Task requirements:
Starting at the top of the entries below, write out each line up to and including the one containing "fig = plt.figure(figsize=(W". Leave the pictures out.

Stored data:

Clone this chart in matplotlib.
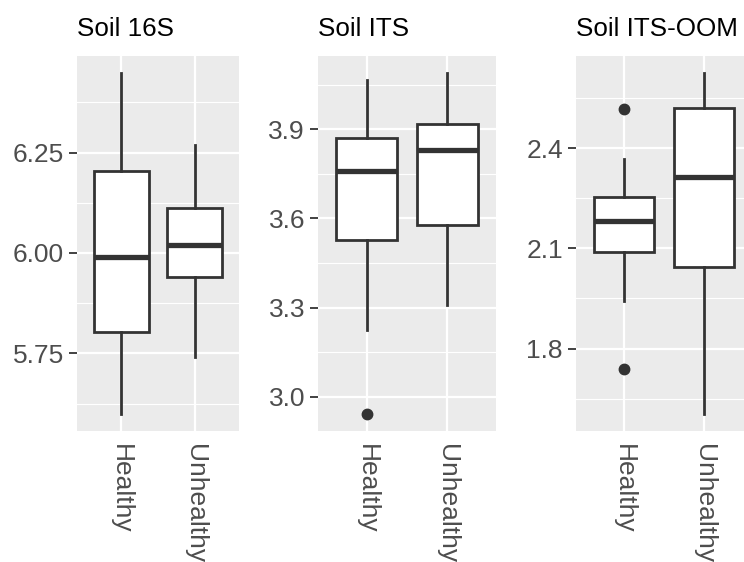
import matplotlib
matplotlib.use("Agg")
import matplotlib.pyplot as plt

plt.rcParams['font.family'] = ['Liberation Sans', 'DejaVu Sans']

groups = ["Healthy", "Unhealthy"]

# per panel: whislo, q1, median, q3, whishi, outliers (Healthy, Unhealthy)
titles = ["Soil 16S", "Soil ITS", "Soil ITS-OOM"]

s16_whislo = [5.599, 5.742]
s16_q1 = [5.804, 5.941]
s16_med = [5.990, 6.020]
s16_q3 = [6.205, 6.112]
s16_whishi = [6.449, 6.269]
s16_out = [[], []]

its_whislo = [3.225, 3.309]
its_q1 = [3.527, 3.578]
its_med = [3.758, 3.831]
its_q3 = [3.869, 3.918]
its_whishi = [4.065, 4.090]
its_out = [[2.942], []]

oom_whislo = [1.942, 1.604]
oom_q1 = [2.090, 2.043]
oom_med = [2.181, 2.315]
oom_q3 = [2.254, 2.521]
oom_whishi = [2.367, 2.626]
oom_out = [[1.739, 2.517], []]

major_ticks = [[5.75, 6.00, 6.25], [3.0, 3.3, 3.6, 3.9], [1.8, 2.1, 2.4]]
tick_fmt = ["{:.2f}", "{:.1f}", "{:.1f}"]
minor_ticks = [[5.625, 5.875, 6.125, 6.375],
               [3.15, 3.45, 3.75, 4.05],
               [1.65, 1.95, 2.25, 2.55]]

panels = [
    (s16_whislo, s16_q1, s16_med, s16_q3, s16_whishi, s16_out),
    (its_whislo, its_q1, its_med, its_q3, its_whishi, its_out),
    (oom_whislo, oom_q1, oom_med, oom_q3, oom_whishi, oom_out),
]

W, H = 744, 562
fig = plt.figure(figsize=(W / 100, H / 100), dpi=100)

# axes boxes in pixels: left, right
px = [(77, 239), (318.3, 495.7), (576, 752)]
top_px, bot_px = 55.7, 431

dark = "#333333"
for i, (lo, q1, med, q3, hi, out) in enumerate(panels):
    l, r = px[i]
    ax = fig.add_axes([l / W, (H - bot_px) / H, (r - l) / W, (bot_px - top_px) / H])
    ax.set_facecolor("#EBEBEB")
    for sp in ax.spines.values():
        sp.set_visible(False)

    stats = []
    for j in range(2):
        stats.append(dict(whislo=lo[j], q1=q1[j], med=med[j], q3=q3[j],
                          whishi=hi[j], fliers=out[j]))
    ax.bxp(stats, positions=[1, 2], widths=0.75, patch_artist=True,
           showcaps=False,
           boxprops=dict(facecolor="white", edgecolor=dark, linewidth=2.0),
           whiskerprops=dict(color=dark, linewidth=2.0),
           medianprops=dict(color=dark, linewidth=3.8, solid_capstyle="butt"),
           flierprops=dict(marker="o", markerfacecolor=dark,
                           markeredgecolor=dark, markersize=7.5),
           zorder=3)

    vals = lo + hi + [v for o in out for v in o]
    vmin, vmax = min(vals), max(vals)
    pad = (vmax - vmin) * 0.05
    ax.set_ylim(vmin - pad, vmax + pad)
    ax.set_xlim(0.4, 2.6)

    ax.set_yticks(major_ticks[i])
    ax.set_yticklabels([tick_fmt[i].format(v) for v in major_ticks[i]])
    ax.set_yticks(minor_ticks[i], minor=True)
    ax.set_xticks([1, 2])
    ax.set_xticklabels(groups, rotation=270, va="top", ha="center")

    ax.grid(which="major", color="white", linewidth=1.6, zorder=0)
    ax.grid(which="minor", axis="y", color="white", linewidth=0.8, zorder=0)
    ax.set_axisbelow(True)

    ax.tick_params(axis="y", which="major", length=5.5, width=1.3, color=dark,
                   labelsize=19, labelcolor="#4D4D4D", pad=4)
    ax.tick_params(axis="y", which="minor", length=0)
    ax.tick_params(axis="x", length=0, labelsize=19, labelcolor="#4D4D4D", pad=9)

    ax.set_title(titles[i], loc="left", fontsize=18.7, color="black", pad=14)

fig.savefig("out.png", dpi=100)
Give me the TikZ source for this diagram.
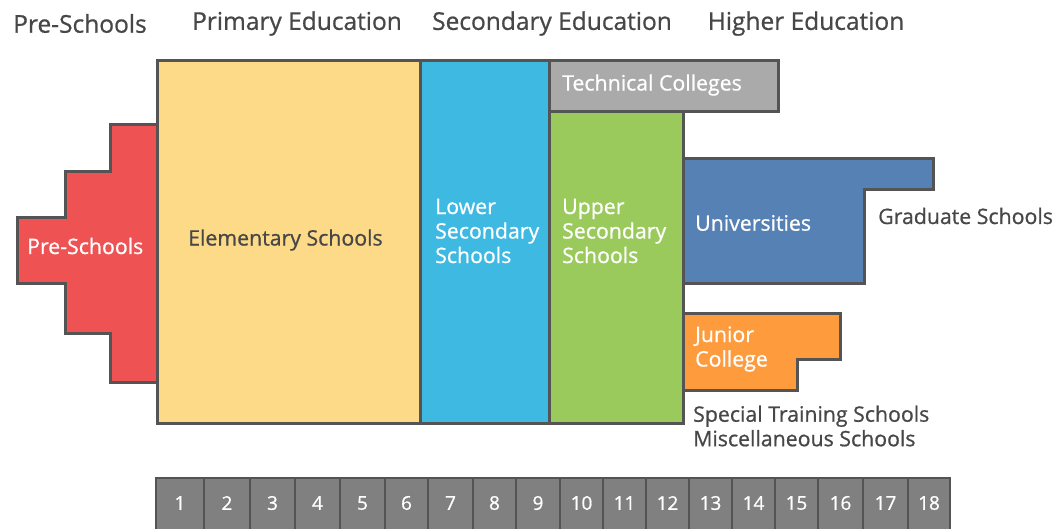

Response to this task:
Clone this chart in matplotlib.
import matplotlib
matplotlib.use("Agg")
import matplotlib.pyplot as plt

plt.rcParams['font.family'] = ['Liberation Sans', 'DejaVu Sans']

groups = ["Healthy", "Unhealthy"]

# per panel: whislo, q1, median, q3, whishi, outliers (Healthy, Unhealthy)
titles = ["Soil 16S", "Soil ITS", "Soil ITS-OOM"]

s16_whislo = [5.599, 5.742]
s16_q1 = [5.804, 5.941]
s16_med = [5.990, 6.020]
s16_q3 = [6.205, 6.112]
s16_whishi = [6.449, 6.269]
s16_out = [[], []]

its_whislo = [3.225, 3.309]
its_q1 = [3.527, 3.578]
its_med = [3.758, 3.831]
its_q3 = [3.869, 3.918]
its_whishi = [4.065, 4.090]
its_out = [[2.942], []]

oom_whislo = [1.942, 1.604]
oom_q1 = [2.090, 2.043]
oom_med = [2.181, 2.315]
oom_q3 = [2.254, 2.521]
oom_whishi = [2.367, 2.626]
oom_out = [[1.739, 2.517], []]

major_ticks = [[5.75, 6.00, 6.25], [3.0, 3.3, 3.6, 3.9], [1.8, 2.1, 2.4]]
tick_fmt = ["{:.2f}", "{:.1f}", "{:.1f}"]
minor_ticks = [[5.625, 5.875, 6.125, 6.375],
               [3.15, 3.45, 3.75, 4.05],
               [1.65, 1.95, 2.25, 2.55]]

panels = [
    (s16_whislo, s16_q1, s16_med, s16_q3, s16_whishi, s16_out),
    (its_whislo, its_q1, its_med, its_q3, its_whishi, its_out),
    (oom_whislo, oom_q1, oom_med, oom_q3, oom_whishi, oom_out),
]

W, H = 744, 562
fig = plt.figure(figsize=(W / 100, H / 100), dpi=100)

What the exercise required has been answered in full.